The UK Judges are clearly in a mess over prorogation. The High Court was quite categorical. On 6 September 2019, the Court granted permission to bring the application for judicial review but in a unanimous decision, dismissed the claim.

So what would make Boris Johnson’s prorogation of Parliament ‘improper’? Anne Twomey (University of Sydney) argues “that the Supreme Court should focus on the fact that the PM has lost the confidence of the Commons, which is a breach of constitutional principle, rather than on the political advantages he might secure by shutting down Parliament”.

But Tarunabh Khaitan, who is the Professor of Public Law and Legal Theory at Oxford, and a Future Fellow at the University of Melbourne disagrees. He wrote “Anne Twomey argued on LSE Brexit that the Supreme Court should focus on the fact that Boris Johnson has lost the confidence of the Commons. Given that he has not yet lost a vote of no confidence, Khaitan says this is a problematic approach. Instead, the Court should ask whether prorogation is likely to have the effect of frustrating Parliament in a matter where inaction will lead to a fait accompli”.
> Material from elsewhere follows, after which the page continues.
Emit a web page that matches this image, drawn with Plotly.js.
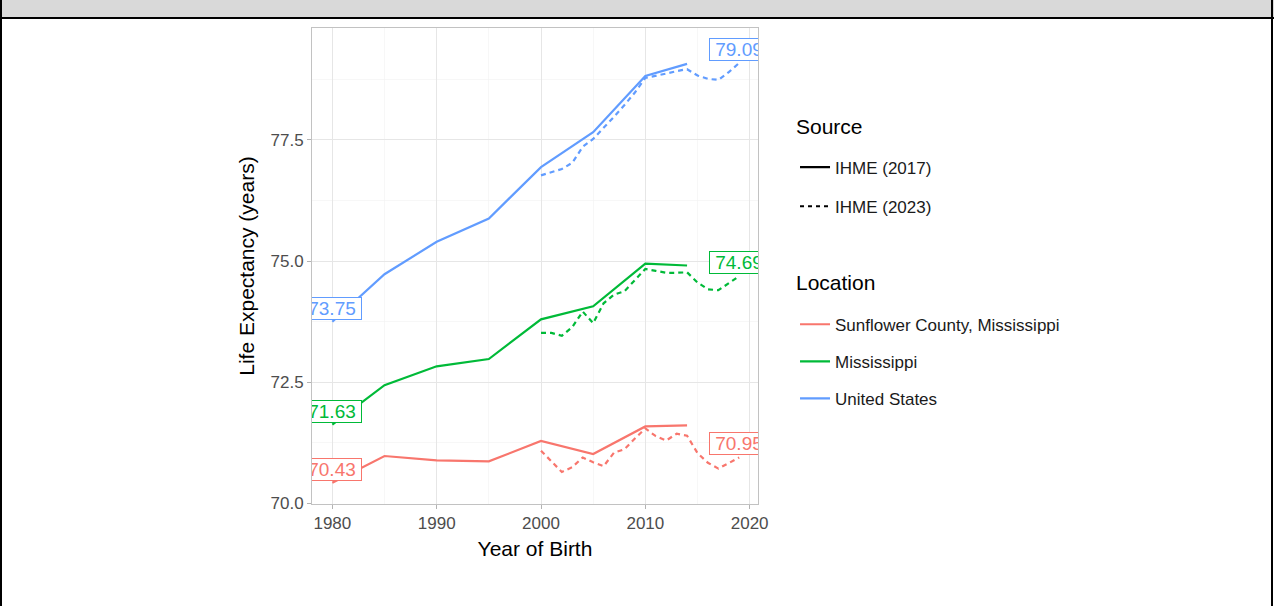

So some time soon, within days, 11 Supreme Court Judges will publish their decision. It won’t be unanimous, like the High Court. It will be a majority decision. The losers will be we the public, those who can’t speak to the Court, simply because we have no means to pay for it. But what will be wrong, is that a majority of the voting public who favour leaving the EU, still have nobody to deliver the decision. 

Now, there are yet more idiotic glossy leaflets appearing on our doormats. “Let us be heard”, as if the biggest UK vote ever wasn’t “being heard”!